Still, the Audi S1 Sportback has suddenly shot up in my estimation. It’s one of my favourite long-termers at this wintry time of year.
Month 2 running an Audi S1: winding up BMW drivers
The bloke in the E46 3-series Coupe (couldn’t tell you what engine – debadged, obviously) who came hooning up my chuff at the A43 Brackley roundabout really didn’t like the S1. He was driving like a tool, forcing other drivers to get out of his way by tailgating them and doing that annoying dip onto the central reservation rumble strip in order to look past them at the 36 metres of spare Tarmac he wanted to invade before his next victim.
He tried the same thing with me, no doubt annoyed that some big girl’s blouse in a poser’s Volkswagen Polo was in his way. I entered the roundabout, and promptly buggered off.
Flooring the thottle, the S1 catapulted round and then shot off at great velocity towards the next roundabout, the A422 towards Buckingham. Because I was adhering to the speed limit like the good boy I am, he caught me as I was slowing for it, whereupon I buggered off again.
By the time I came tootling up to the one with the big BP garage on it, he was clearly agitated that this little supermini easily kept ahead of his Ultimate Driving Machine. So I gave it one more scoot-and-shoot and then let him past (when he eventually caught up), not wanting to get into a race.
This is what I really like about the S1. It is quick, the steering is precise, it sounds pretty good, has the sticky traction of peanut butter being spread on hot toast and actually handles more cohesively than longer-wheelbased Quattro Audis, which feel as though the fronts do their job first (or not) and rears later. And of course, apart from those four exhausts, it is a cracking little Q-car, as our chum in the BMW found out at some cost to his ego.
But, the boot is comically small, even the five-door version doesn’t have much room in the back, and there is the not-at-all-compact issue of it costing a barely believable £27,000 without any options, and a not-believable-at-all £33,000 for our long-termer, which is a ludicrous amount of money for a car of this size, especially as the same effect would have been had from my £14,000 cheaper Fiesta ST, albeit without the very grown-up, classy cabin. The thought occurred to me as he passed, revving the nuts off his 3-series, ‘actually, who has had the last laugh here?’
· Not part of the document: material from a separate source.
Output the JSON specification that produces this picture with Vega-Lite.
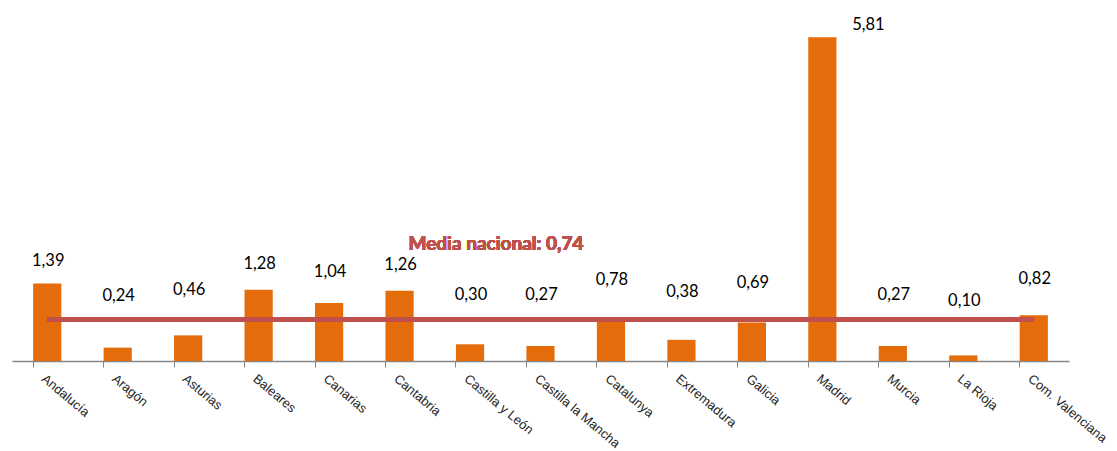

Month 1 running an Audi S1: long-term test review
I was still crawling and filling nappies (often simultaneously) when the Group B era of rallying was coming to a tragic end, but I know enough that the original Audi S1 was a fire-spitting, near-600bhp monster. This new S1? Not so much.
Still, despite marketing sorts plundering Audi’s back catalogue to create tenuous links to a Quattro icon that still holds a record at the infamous Pikes Peak hillclimb, there’s much promise in the S1 Mk2. No, it’s not a WRC refugee, but two years ago the skunkworks, left-hand-drive only £41k A1 Quattro showed us what brilliance 252bhp and 4wd could achieve in the shell of Audi’s little supermini – and the S1 is now that car in full-production guise.
That means right-hand drive for the UK market, and although there’s now a little less power (228bhp) you also need to part with a lot less money to get one. Granted, at £25,630 it’s hardly cheap, but it’s much cheaper than before, plus it’s got 1bhp and 15bhp more than our Golf GTI ‘Performance’, as many doors, twice as many driven wheels, and hits 62mph half a second quicker. Yet the GTI is £2k more expensive. Look at it like that…
…And you won’t feel so bad when you peruse the extensive options list splurge. Our S1 was specced by Audi, which means we’re not to blame for the £8k spent on extras – and yet it still doesn’t have a DAB radio. What is does have is Misano red paint (£340) and a contrast black roof (£400) along with 18in wheels (£650, up from the standard 17s) and red brake calipers with the ‘S1’ logo (£315). Add in the four (!) exhausts that are a trademark of every S-model Audi, and it looks small but suitably mean. Like a mouse with a flick knife.
After that, all the extras are convenience niceties like keyless entry and start (£390), folding door mirrors (£125), an auto-dimming rear-view mirror (£120), hill-hold assist (£65), plus £250 on a flat-bottomed steering wheel, £690 for a Bose stereo, and a silly £1375 on sat-nav.
Grey nappa leather trim, including an upgrade to ‘super sports’ bucket-style seats up front, is another crazy £1250, which somehow makes the £60 rear floor mats seem like reasonable value. However, I will /never/ use the high-beam assist function (£220), the front armrest (£125) just gets in the way when you attempt to change gear, and £100 seems like a lot to wrap the air vents in faux aluminium trim.
Enough numbers! First impressions are of a refined rather than raw hot hatch, one with enough power to easily keep Mark Walton’s GTI honest. Yet it’s in a much dinkier package, more akin in size to the original hot hatches of the late ‘80s (I was walking by then) than today’s bloated Golfs et al.
Ultimately it’ll be run by our new staff writer, James Taylor, but before I hand over the keys, born-again juvenile Steve Moody and his Fiesta ST are skulking about in a nearby supermarket car park and dusting for a little head-to-head scrap to see which of CAR’s two tiny hot hatches is best. Don’t worry, it won’t be a particularly violent affair – I hear, despite the ST’s Essex pretensions, Mr Moody shops at Waitrose.